Unggahan saya di Facebook saat itu rupanya cepat sampai ke telinga beliau. Lewat komunikasi dengan CSIS, saya dihubungi oleh salah satu orang kepercayaan beliau, Mas Arief Adi Wibowo. Karena bukan cuma sekali ini saja jadi korban plagiat, saya selalu memeilih mendengarkan. Saya akan mengambil sikap berdasarkan "kalimat pertama yang digunakan pihak plagiator".
Dulu, ada kasus, si plagiat mengirim WA ke saya. Ia memperkenalkan diri.
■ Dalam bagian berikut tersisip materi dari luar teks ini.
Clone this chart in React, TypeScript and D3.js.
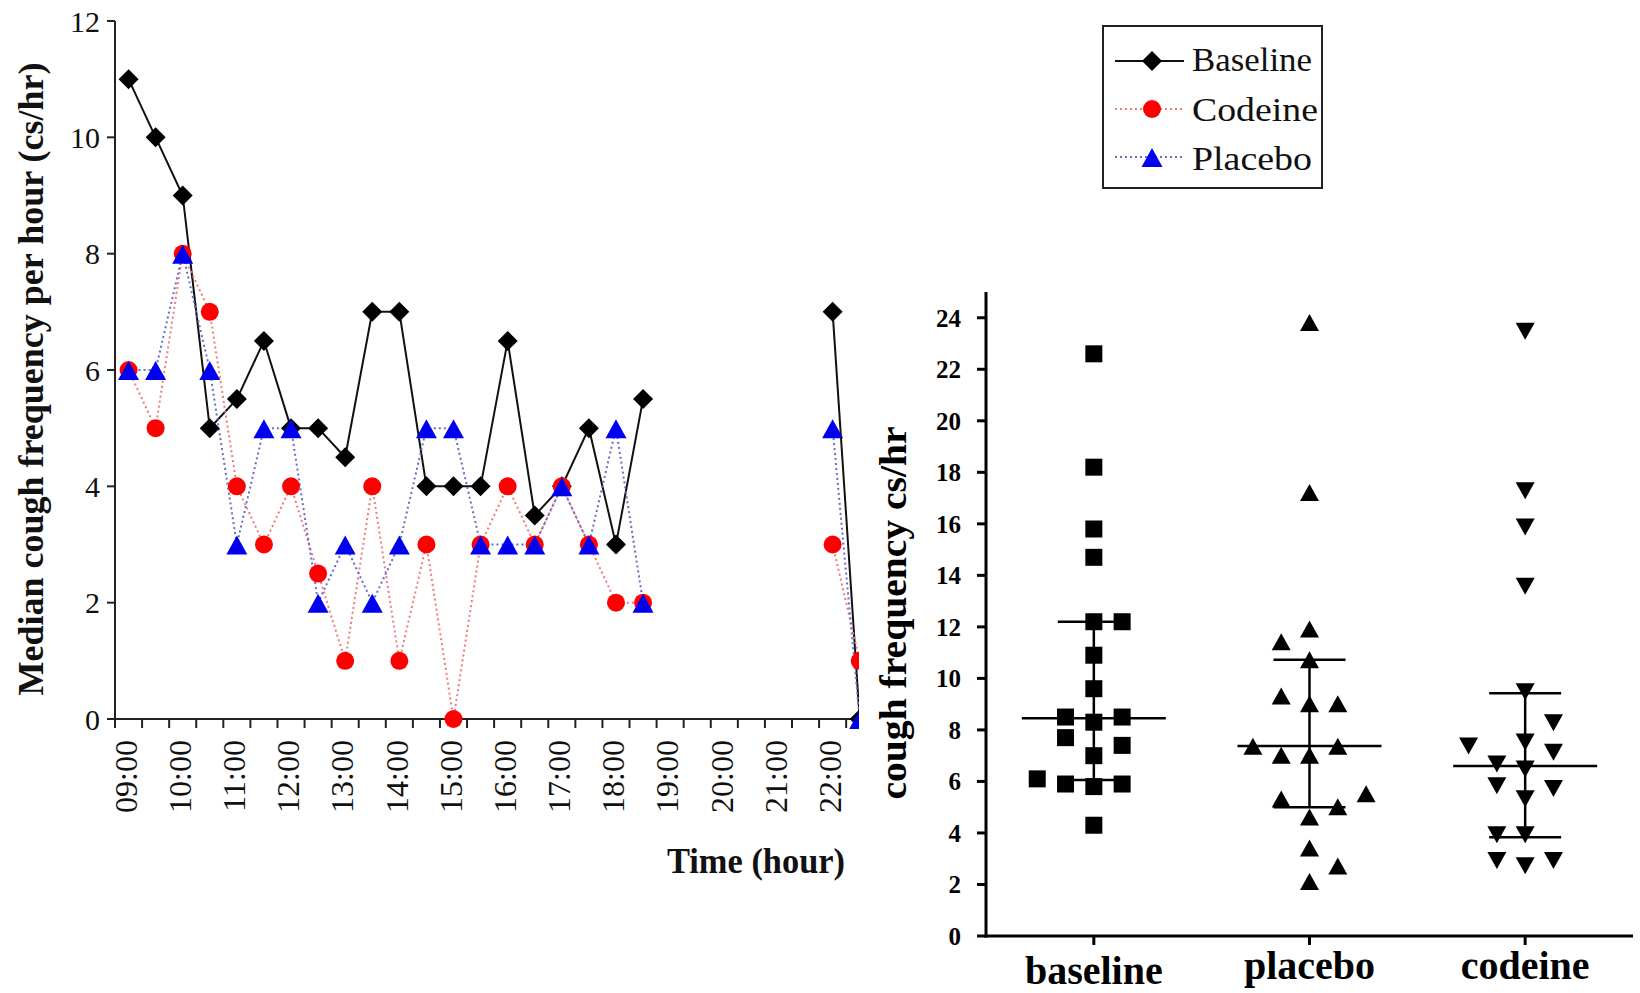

Lalu ia memulai pembicaraan dengan mengatakan, "Terkait DUGAAN plagiarisme itu, saya ingin klarifikasi." Sudah. Saya langsung jawab tegas, "Jadi, Anda menganggap saya hanya menduga Anda melakukan plagiat?" Bagi saya, plagiarisme itu sesuatu yang pasti disengaja oleh penulis. orang ;lain boleh menyebut saya 'menduga' jadi korban, tetapi si pelaku harusnya tahu persis asal-usul kalimat di naskahnya. Tidak usah pura-pura begitu!
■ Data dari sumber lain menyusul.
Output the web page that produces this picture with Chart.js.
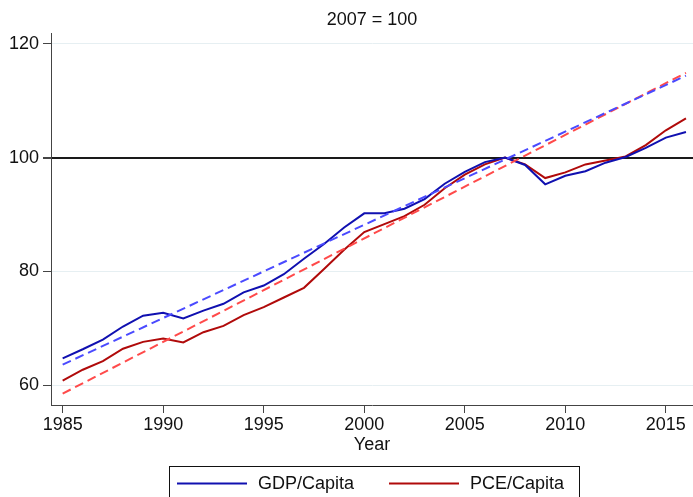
<!DOCTYPE html>
<html>
<head>
<meta charset="utf-8">
<script src="https://cdn.jsdelivr.net/npm/chart.js@4.4.1/dist/chart.umd.min.js"></script>
<style>
  body { margin: 0; background: #fff; }
  #wrap { width: 693px; height: 497px; }
</style>
</head>
<body>
<div id="wrap"><canvas id="chart" width="693" height="497"></canvas></div>
<script>
// Data (index, 2007 = 100)
const years = [1985, 1986, 1987, 1988, 1989, 1990, 1991, 1992, 1993, 1994,
               1995, 1996, 1997, 1998, 1999, 2000, 2001, 2002, 2003, 2004,
               2005, 2006, 2007, 2008, 2009, 2010, 2011, 2012, 2013, 2014,
               2015, 2016];
const gdpPerCapita = [64.7, 66.3, 68.0, 70.3, 72.2, 72.7, 71.7, 73.1, 74.3, 76.3,
                      77.5, 79.5, 82.2, 84.8, 87.7, 90.2, 90.2, 91.0, 92.7, 95.4,
                      97.5, 99.2, 100.0, 98.7, 95.3, 96.8, 97.6, 99.1, 100.1, 101.7,
                      103.5, 104.5];
const pcePerCapita = [60.8, 62.7, 64.2, 66.4, 67.6, 68.2, 67.5, 69.3, 70.4, 72.3,
                      73.7, 75.4, 77.1, 80.4, 83.8, 86.9, 88.3, 89.7, 91.7, 94.6,
                      97.0, 98.8, 100.0, 98.8, 96.4, 97.4, 98.8, 99.5, 100.2, 102.2,
                      104.8, 106.9];
// linear trend lines (end points)
const trendYears = [1985, 2016];
const gdpTrend = [63.6, 114.4];
const pceTrend = [58.5, 114.9];

const xTicks = [1985, 1990, 1995, 2000, 2005, 2010, 2015];
const yTicks = [60, 80, 100, 120];

const FONT = 'Liberation Sans, Arial, Helvetica, sans-serif';

function pts(xs, ys) {
    return xs.map((x, i) => ({ x: x, y: ys[i] }));
}

// title + boxed legend drawn by hand (Stata style)
const decorations = {
    id: 'decorations',
    afterDraw(chart) {
        const ctx = chart.ctx;
        const area = chart.chartArea;
        ctx.save();
        ctx.fillStyle = '#111';
        ctx.font = '18px ' + FONT;
        ctx.textAlign = 'center';
        ctx.textBaseline = 'middle';
        ctx.fillText('2007 = 100', (area.left + area.right) / 2, 20);

        // legend box
        ctx.strokeStyle = '#111';
        ctx.lineWidth = 1;
        ctx.strokeRect(169.5, 466.5, 410, 40);

        const items = [
            { ds: chart.data.datasets[0], x: 177 },
            { ds: chart.data.datasets[1], x: 389 }
        ];
        ctx.textAlign = 'left';
        items.forEach(it => {
            ctx.strokeStyle = it.ds.borderColor;
            ctx.lineWidth = 2;
            ctx.beginPath();
            ctx.moveTo(it.x, 483.5);
            ctx.lineTo(it.x + 70, 483.5);
            ctx.stroke();
            ctx.fillStyle = '#111';
            ctx.fillText(it.ds.label, it.x + 81, 484);
        });
        ctx.restore();
    }
};

new Chart(document.getElementById('chart'), {
    type: 'line',
    data: {
        datasets: [
            {
                label: 'GDP/Capita',
                data: pts(years, gdpPerCapita),
                borderColor: '#1010b0',
                borderWidth: 2,
                pointRadius: 0,
                tension: 0,
                order: 1
            },
            {
                label: 'PCE/Capita',
                data: pts(years, pcePerCapita),
                borderColor: '#b00a0a',
                borderWidth: 2,
                pointRadius: 0,
                tension: 0,
                order: 1
            },
            {
                label: 'GDP trend',
                data: pts(trendYears, gdpTrend),
                borderColor: '#4a4aff',
                borderWidth: 2,
                borderDash: [9, 5],
                pointRadius: 0,
                order: 0
            },
            {
                label: 'PCE trend',
                data: pts(trendYears, pceTrend),
                borderColor: '#ff4a4a',
                borderWidth: 2,
                borderDash: [9, 5],
                pointRadius: 0,
                order: 0
            }
        ]
    },
    options: {
        responsive: false,
        animation: false,
        devicePixelRatio: 1,
        layout: { padding: { top: 33, right: 0, bottom: 41, left: 0 } },
        plugins: {
            legend: { display: false },
            title: { display: false },
            tooltip: { enabled: false }
        },
        scales: {
            x: {
                type: 'linear',
                min: 1984.42,
                max: 2016.35,
                afterBuildTicks: (scale) => { scale.ticks = xTicks.map(v => ({ value: v })); },
                afterFit: (scale) => { scale.height = 51; },
                ticks: {
                    color: '#111',
                    font: { family: FONT, size: 18 },
                    padding: 1,
                    maxRotation: 0,
                    callback: (v) => String(v)
                },
                grid: {
                    drawOnChartArea: false,
                    drawTicks: true,
                    tickLength: 8,
                    tickColor: '#444'
                },
                border: { color: '#444', width: 1 },
                title: {
                    display: true,
                    text: 'Year',
                    color: '#111',
                    font: { family: FONT, size: 18 },
                    padding: 0
                }
            },
            y: {
                min: 56.5,
                max: 121.9,
                afterBuildTicks: (scale) => { scale.ticks = yTicks.map(v => ({ value: v })); },
                afterFit: (scale) => { scale.width = 51; },
                ticks: {
                    color: '#111',
                    font: { family: FONT, size: 18 },
                    padding: 4
                },
                grid: {
                    color: (c) => (c.tick && c.tick.value === 100 ? '#1a1a1a' : '#e6eff2'),
                    lineWidth: (c) => (c.tick && c.tick.value === 100 ? 2 : 1),
                    drawTicks: true,
                    tickLength: 8,
                    tickColor: '#444'
                },
                border: { color: '#444', width: 1 }
            }
        }
    },
    plugins: [decorations]
});
</script>
</body>
</html>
Saya dengarkan mas Arief dan ia 'lulus ujian' saya. Tidak ada upaya membela diri dan membenarkan diri. Nomor satu adalah minta maaf. Dan itu cukup bagi saya. Hal lain-lain, gampang lah wong kita juga manusia!
Dalam kasus ini saya lebih mudah memaafkan lagi karena dua hal: pertama, plagiarisme ini tidak terjadi di ruang akademik. Plagiator tidak mengambil manfaat untuk dijadikan produk akademik. Hanya untuk memperkaya web ibu Lestari Moerdijat yang niatnya baik. Kalau dosa begitu, ya dosa mukhaffafah. Kedua: ibu Lestari Moerdijat sendiri (sudah saya duga sejak awal) hanyalah korban dari pihak ketiga.
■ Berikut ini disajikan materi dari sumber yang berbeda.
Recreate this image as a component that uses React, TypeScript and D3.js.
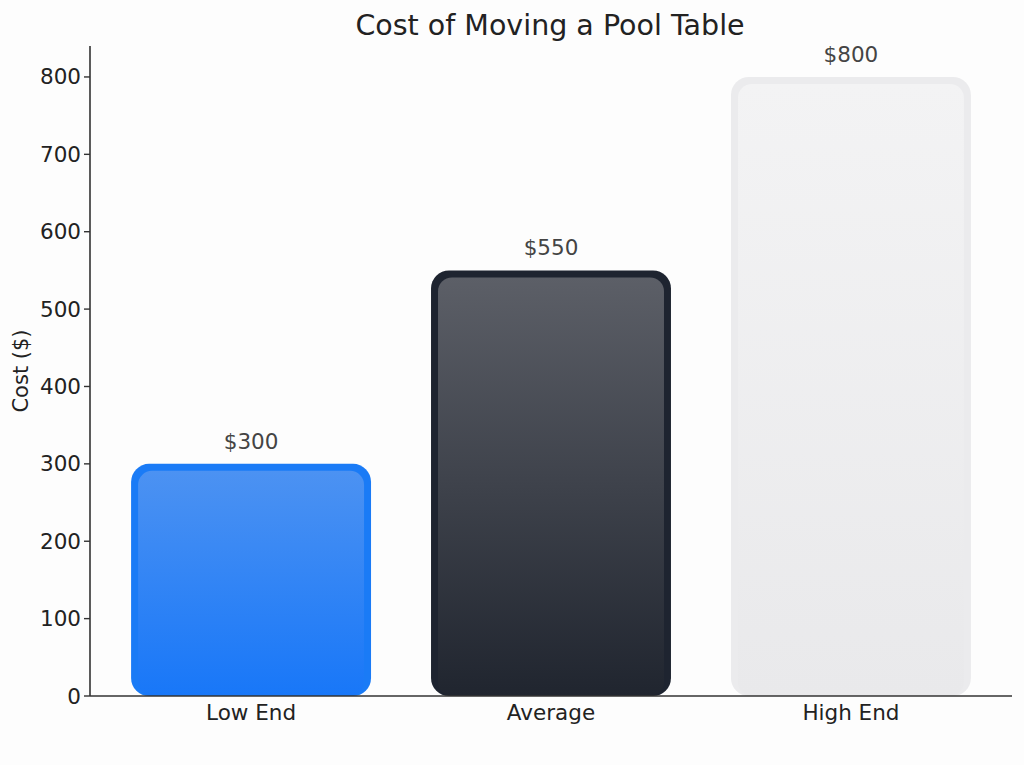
import React from 'react';
import * as d3 from 'd3';

const categories = ['Low End', 'Average', 'High End'];
const costs = [300, 550, 800];
const valueLabels = ['$300', '$550', '$800'];
const yTicks = [0, 100, 200, 300, 400, 500, 600, 700, 800];

// per-bar palette: outer rim, gradient top, gradient bottom
const rimColors = ['#1a7bf6', '#1e2430', '#ebebed'];
const topColors = ['#4c92f2', '#5c5f67', '#f3f3f4'];
const bottomColors = ['#1877f8', '#20252f', '#e9e9eb'];

const W = 1024;
const H = 765;
const margin = { top: 46, right: 12, bottom: 69, left: 90 };
const font = 'DejaVu Sans, sans-serif';

export default function App() {
  const x = d3
    .scaleBand<string>()
    .domain(categories)
    .range([margin.left, W - margin.right])
    .paddingInner(0.2)
    .paddingOuter(0.137);
  const y = d3.scaleLinear().domain([0, 840]).range([H - margin.bottom, margin.top]);
  const y0 = y(0);
  const r = 18;
  const inset = 7;

  return (
    <svg
      width={W}
      height={H}
      viewBox={`0 0 ${W} ${H}`}
      style={{ position: 'absolute', left: 0, top: 0, background: '#fdfdfd' }}
      fontFamily={font}
    >
      <defs>
        {categories.map((c, i) => (
          <linearGradient key={c} id={`grad-${i}`} x1="0" y1="0" x2="0" y2="1">
            <stop offset="0%" stopColor={topColors[i]} />
            <stop offset="100%" stopColor={bottomColors[i]} />
          </linearGradient>
        ))}
      </defs>

      <text x={550} y={35} textAnchor="middle" fontSize={28.5} fill="#222">
        Cost of Moving a Pool Table
      </text>

      {/* bars */}
      {categories.map((c, i) => {
        const bx = x(c) ?? 0;
        const bw = x.bandwidth();
        const by = y(costs[i]);
        const bh = y0 - by;
        return (
          <g key={c}>
            <rect x={bx} y={by} width={bw} height={bh} rx={r} ry={r} fill={rimColors[i]} />
            <rect
              x={bx + inset}
              y={by + inset}
              width={bw - inset * 2}
              height={bh - inset}
              rx={r - 4}
              ry={r - 4}
              fill={`url(#grad-${i})`}
            />
            <text
              x={bx + bw / 2}
              y={by - 15}
              textAnchor="middle"
              fontSize={21.5}
              fill="#444"
            >
              {valueLabels[i]}
            </text>
            <text x={bx + bw / 2} y={y0 + 24} textAnchor="middle" fontSize={21.5} fill="#222">
              {c}
            </text>
          </g>
        );
      })}

      {/* y axis */}
      <line x1={margin.left} x2={margin.left} y1={margin.top} y2={y0} stroke="#333" strokeWidth={1.6} />
      {yTicks.map((t) => (
        <g key={t} transform={`translate(${margin.left},${y(t)})`}>
          <line x1={-6} x2={0} stroke="#333" strokeWidth={1.4} />
          <text x={-9} dy="0.35em" textAnchor="end" fontSize={21.5} fill="#222">
            {t}
          </text>
        </g>
      ))}
      <line x1={margin.left} x2={W - margin.right} y1={y0} y2={y0} stroke="#333" strokeWidth={1.6} />

      <text
        transform={`translate(28,${(margin.top + y0) / 2}) rotate(-90)`}
        textAnchor="middle"
        fontSize={21}
        fill="#222"
      >
        Cost ($)
      </text>
    </svg>
  );
}
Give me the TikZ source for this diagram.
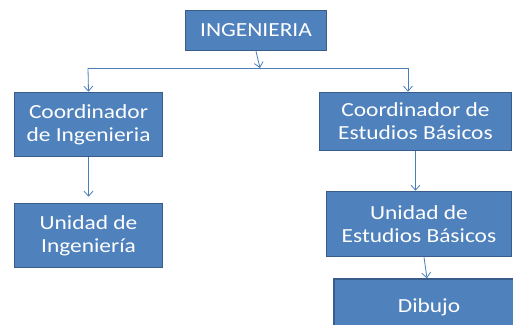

Saya tahu, sebagai tokoh selevel wakil ketua MPR, beliau pasti tidak mengurusi sendiri websitenya. Konten artikel itu disuplai oleh Media Research Center. Jadi, secara teknis, the bad guy-nya ya Media Research Center ini. Ibarat kecelakaan di jalan raya, saya ini naik sepeda di pinggir jalan, ketabrak motor Bu Rerie yang motornya itu disruduk mobil ugal-ugalan dari belakang. Ya saya ketabrak motor Bu Rerie, tetapi beliau sendiri korban juga.
Saya sudah memaafkan bu Rerie. Beliau juuga sudah taking down seluruh artikel Pustaka Lestari karena perilaku ugal-ugalan (copas) itu tidak hanya terhadap artikel saya. Kalau Anda cek di web, satu-satunya yang tersisa di rubrik Pustaka Lestari adalah naskah saya dengan klarifikasi kasus plagiarisme yang terjadi.
Semua sudah beres sebenarnya, Cuma masih ada yang mengganjal juga sampai sekarang. Mobil yang menabrak Bu Rerie itu juga minta maaf ke saya tetapi sayangnya tidak mengakui kesalahannya. Media Research Center tidak merasa ugal-ugalan dengan praktik comot tulisan orang di sana sini tanpa menyebut sumber begitu. Dugaan saya, kalau tidak merasa salah begitu, dia akan melakukan hal yang sama suatu saat nanti!